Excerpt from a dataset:
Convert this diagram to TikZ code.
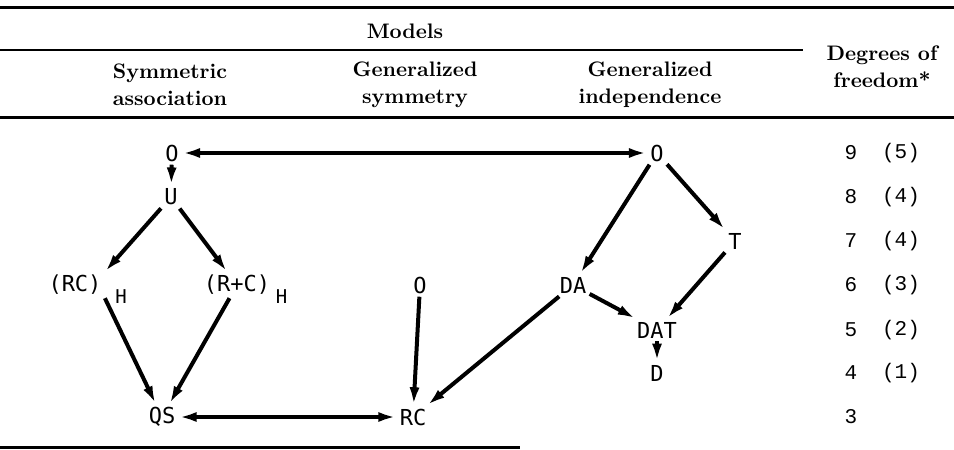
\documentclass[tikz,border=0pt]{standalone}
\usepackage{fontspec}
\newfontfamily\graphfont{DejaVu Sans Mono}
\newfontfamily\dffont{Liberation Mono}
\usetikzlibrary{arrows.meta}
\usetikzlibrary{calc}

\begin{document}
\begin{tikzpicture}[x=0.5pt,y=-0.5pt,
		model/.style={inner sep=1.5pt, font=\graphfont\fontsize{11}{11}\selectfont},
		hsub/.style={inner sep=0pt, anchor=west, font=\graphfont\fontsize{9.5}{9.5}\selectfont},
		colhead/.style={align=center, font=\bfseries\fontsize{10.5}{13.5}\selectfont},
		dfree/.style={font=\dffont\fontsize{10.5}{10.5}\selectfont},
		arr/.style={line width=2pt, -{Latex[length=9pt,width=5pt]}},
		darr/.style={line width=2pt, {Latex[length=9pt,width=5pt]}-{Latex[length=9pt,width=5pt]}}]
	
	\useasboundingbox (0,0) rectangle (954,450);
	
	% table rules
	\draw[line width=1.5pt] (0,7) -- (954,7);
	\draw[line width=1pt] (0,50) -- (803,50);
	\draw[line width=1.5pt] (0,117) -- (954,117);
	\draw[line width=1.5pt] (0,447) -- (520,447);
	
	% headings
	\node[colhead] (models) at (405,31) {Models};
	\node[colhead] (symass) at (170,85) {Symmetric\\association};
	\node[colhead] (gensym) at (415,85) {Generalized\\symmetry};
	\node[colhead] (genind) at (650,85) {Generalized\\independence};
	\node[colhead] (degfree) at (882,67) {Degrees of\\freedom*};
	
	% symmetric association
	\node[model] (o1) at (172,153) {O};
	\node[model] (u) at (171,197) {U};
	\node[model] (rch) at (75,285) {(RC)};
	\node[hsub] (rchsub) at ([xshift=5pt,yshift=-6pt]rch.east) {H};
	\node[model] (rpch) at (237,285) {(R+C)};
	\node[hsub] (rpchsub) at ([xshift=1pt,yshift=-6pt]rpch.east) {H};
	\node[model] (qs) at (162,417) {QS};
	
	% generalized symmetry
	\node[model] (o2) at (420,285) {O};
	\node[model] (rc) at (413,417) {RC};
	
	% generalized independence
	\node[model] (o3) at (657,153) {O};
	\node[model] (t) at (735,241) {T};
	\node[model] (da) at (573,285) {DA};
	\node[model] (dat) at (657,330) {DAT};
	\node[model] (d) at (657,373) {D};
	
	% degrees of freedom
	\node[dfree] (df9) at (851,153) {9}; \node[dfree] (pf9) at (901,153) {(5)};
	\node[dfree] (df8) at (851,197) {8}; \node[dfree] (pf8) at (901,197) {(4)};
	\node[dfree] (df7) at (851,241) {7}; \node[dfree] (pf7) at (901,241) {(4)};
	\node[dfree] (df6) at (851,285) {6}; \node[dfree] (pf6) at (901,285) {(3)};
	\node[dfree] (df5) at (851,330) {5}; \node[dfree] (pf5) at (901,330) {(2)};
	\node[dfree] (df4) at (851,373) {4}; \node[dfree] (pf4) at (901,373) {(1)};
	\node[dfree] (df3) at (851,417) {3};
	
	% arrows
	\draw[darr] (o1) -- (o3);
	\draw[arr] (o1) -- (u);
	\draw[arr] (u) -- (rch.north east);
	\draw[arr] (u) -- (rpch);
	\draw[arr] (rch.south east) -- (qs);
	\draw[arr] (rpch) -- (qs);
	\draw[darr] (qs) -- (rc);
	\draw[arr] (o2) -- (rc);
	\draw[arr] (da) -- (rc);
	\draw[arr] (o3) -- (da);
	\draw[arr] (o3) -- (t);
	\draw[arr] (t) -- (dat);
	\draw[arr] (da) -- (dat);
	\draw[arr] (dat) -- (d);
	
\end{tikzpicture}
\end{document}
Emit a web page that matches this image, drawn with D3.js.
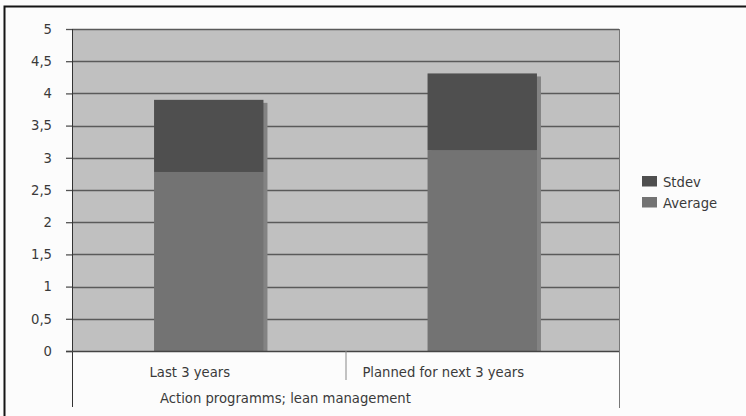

▶ _Your task_
Hand back the exact lines from the start of the entries to the line with "(0,447) -- (520,447);", both ends kept and pictures left out.

▶ _Correct response_
Convert this diagram to TikZ code.
\documentclass[tikz,border=0pt]{standalone}
\usepackage{fontspec}
\newfontfamily\graphfont{DejaVu Sans Mono}
\newfontfamily\dffont{Liberation Mono}
\usetikzlibrary{arrows.meta}
\usetikzlibrary{calc}

\begin{document}
\begin{tikzpicture}[x=0.5pt,y=-0.5pt,
		model/.style={inner sep=1.5pt, font=\graphfont\fontsize{11}{11}\selectfont},
		hsub/.style={inner sep=0pt, anchor=west, font=\graphfont\fontsize{9.5}{9.5}\selectfont},
		colhead/.style={align=center, font=\bfseries\fontsize{10.5}{13.5}\selectfont},
		dfree/.style={font=\dffont\fontsize{10.5}{10.5}\selectfont},
		arr/.style={line width=2pt, -{Latex[length=9pt,width=5pt]}},
		darr/.style={line width=2pt, {Latex[length=9pt,width=5pt]}-{Latex[length=9pt,width=5pt]}}]
	
	\useasboundingbox (0,0) rectangle (954,450);
	
	% table rules
	\draw[line width=1.5pt] (0,7) -- (954,7);
	\draw[line width=1pt] (0,50) -- (803,50);
	\draw[line width=1.5pt] (0,117) -- (954,117);
	\draw[line width=1.5pt] (0,447) -- (520,447);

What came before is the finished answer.